Taiping Lake Gardens
Taiping Lake Gardens used to be the site of a tin mine during British colonial days, but it’s now the oldest public garden in Malaysia. There are winding trails that go past Victorian-style gazebos, rain trees a hundred years old, and lakes and ponds scattered throughout the garden. The place is considered one of the top three most sustainable destinations in the world.
Forest Research Institute of Malaysia
Also known as FRIM, this is a great place for nature lovers and those who want a bit more adventure. Here, there are many approved mountain bike trails with different terrains and levels of difficulty for every kind of biker. You get to enjoy sights like waterfalls and other flora and fauna too. It’s definitely refreshing with the right amount of challenge.
Genting Highlands is a hill resort on the border of Pahang and Selangor.

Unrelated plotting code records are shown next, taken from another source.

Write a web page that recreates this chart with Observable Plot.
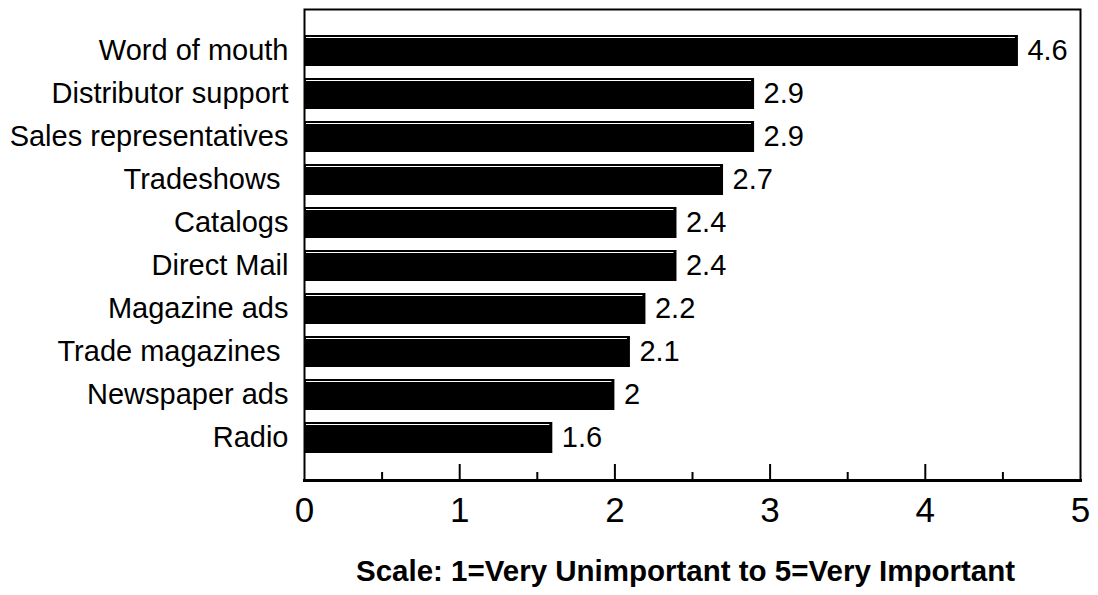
<!DOCTYPE html>
<html><head><meta charset="utf-8">
<script src="https://cdn.jsdelivr.net/npm/d3@7"></script>
<script src="https://cdn.jsdelivr.net/npm/@observablehq/plot@0.6"></script>
<style>body{margin:0;background:#fff;font-family:"Liberation Sans",Arial,sans-serif}</style>
</head><body><div id="chart"></div>
<script>
const categories = ["Word of mouth","Distributor support","Sales representatives","Tradeshows\u00a0","Catalogs","Direct Mail","Magazine ads","Trade magazines\u00a0","Newspaper ads","Radio"];
const values = [4.6, 2.9, 2.9, 2.7, 2.4, 2.4, 2.2, 2.1, 2, 1.6];
const xTicks = [0, 1, 2, 3, 4, 5];
const minorTicks = [0.5, 1.5, 2.5, 3.5, 4.5];
const caption = "Scale: 1=Very Unimportant to 5=Very Important";

const data = categories.map((c, i) => ({category: c, value: values[i]}));
const W = 1098, H = 595, mt = 9, mb = 115, ml = 304, mr = 18;
const frameH = H - mt - mb;
const paddingInner = 0.273, paddingOuter = 0.49;
const step = frameH / (categories.length - paddingInner + 2 * paddingOuter);
const bw = step * (1 - paddingInner);

const chart = Plot.plot({
  width: W, height: H,
  marginTop: mt, marginBottom: mb, marginLeft: ml, marginRight: mr,
  style: {fontFamily: '"Liberation Sans", Arial, sans-serif', background: "white", color: "black", overflow: "visible"},
  x: {domain: [0, 5]},
  y: {domain: categories, paddingInner, paddingOuter, align: 0.5},
  marks: [
    Plot.barX(data, {x: "value", y: "category", fill: "black"}),
    Plot.ruleY(data, {y: "category", x1: 0, x2: "value", stroke: "white", strokeWidth: 1, dy: -bw / 2 + 2.5, insetLeft: 2, insetRight: 3}),
    Plot.ruleX(data, {x: () => 0, y: "category", stroke: "white", strokeWidth: 1, dx: 2.5, insetTop: 2.5, insetBottom: 2}),
    Plot.ruleX(xTicks.slice(1, -1), {x: d => d, stroke: "black", strokeWidth: 2, insetTop: frameH - 16}),
    Plot.ruleX(minorTicks, {x: d => d, stroke: "black", strokeWidth: 2, insetTop: frameH - 8}),
    Plot.frame({stroke: "black", strokeWidth: 2}),
    Plot.frame({anchor: "bottom", stroke: "black", strokeWidth: 3}),
    Plot.axisX({ticks: xTicks, tickSize: 0, tickPadding: 17, fontSize: 35, label: null, tickFormat: d => String(d)}),
    Plot.axisY({tickSize: 0, tickPadding: 16, fontSize: 29, label: null}),
    Plot.text(data, {x: "value", y: "category", text: d => String(d.value), textAnchor: "start", dx: 9, fontSize: 29, fill: "black"}),
    Plot.text([caption], {frameAnchor: "bottom", dy: 100, dx: -7, text: d => d, fontWeight: "bold", fontSize: 29.5, fill: "black"})
  ]
});
document.getElementById("chart").appendChild(chart);
</script>
</body></html>
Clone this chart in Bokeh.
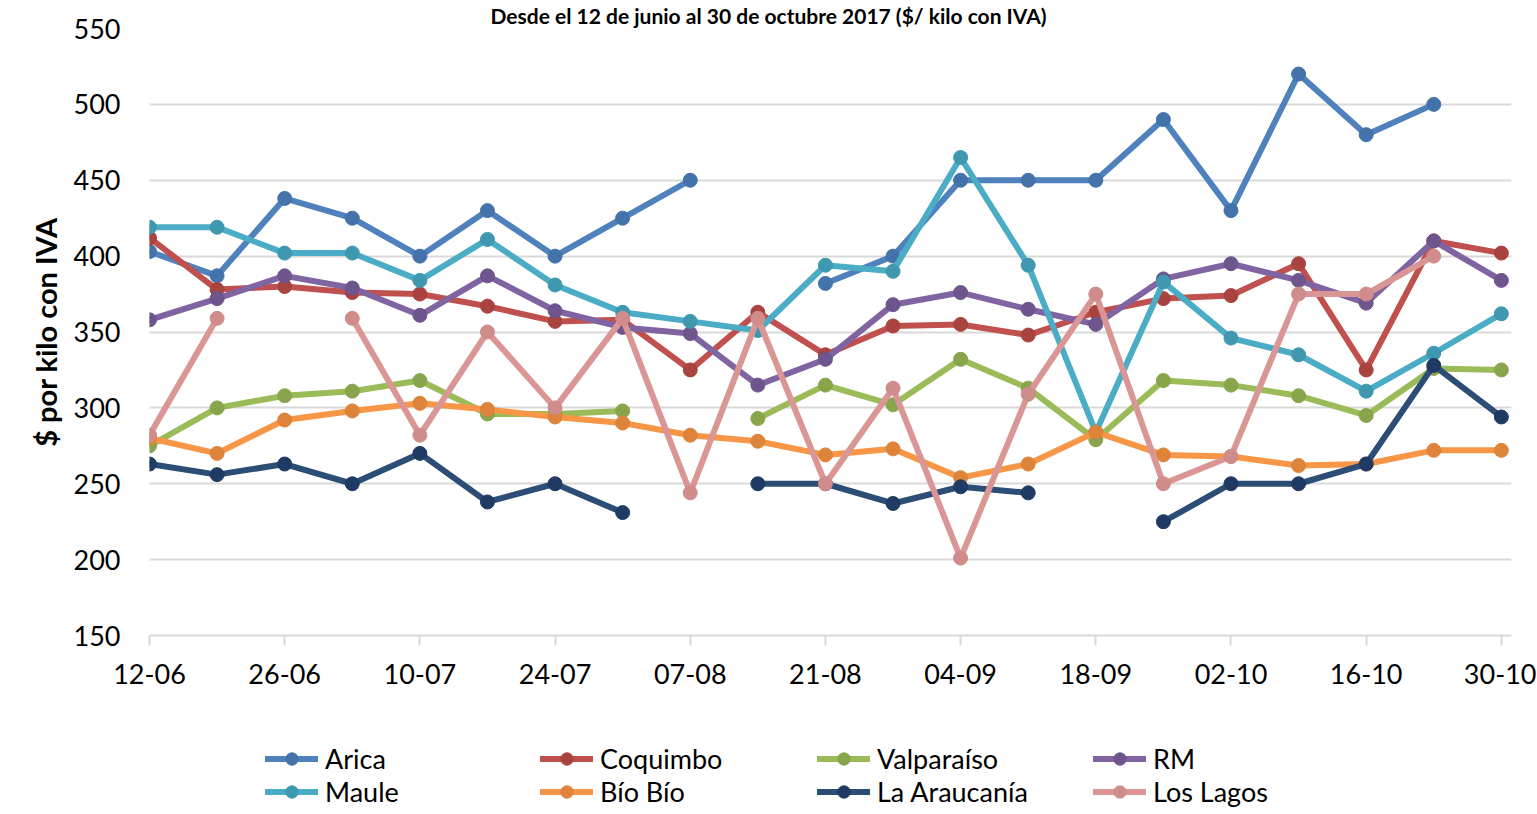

While you can get to it using a cable car, cycling is also a great option. It makes for a scenic ride, especially because you get a view of the surrounding areas as you go higher. The gradient of the slope reaches 25% at the tightest bends, but it’s generally a 10% that will still be quite the workout.
Some Tips for Cyclists
When lost, talk to the locals
There may be moments when GPS will disappoint you. When that happens, don’t fret. Malaysia’s locals are known to be friendly and accommodating. Plus, ExpatBets’ guide to Malaysia explains that English is also commonly spoken around the country — so you should definitely have no problems asking for directions or help. Indeed, it’s an incredibly diverse land with such warm culture — making it one of the best locations for travelers in Asia.
Consider renting bicycles
If you don’t own a bike or cannot bring your own while you travel, you can actually turn to rentals. Many tourist spots and destinations offer bike rentals, such as Penang, where they have several designated bike lanes. Malaysia Life’s feature on bike rentals in Penang gives some tips regarding the kind of bike to rent depending on your itinerary. For example, one-gear bikes are enough for leisure, but mountain bikes are better for cycling long distances or on different terrains (such as what you’d expect at the FRIM). At the end of the day, go for a bike that is reliable, fits you properly, and is safe. The last thing you want to worry about while you’re traveling is getting into a cycling accident.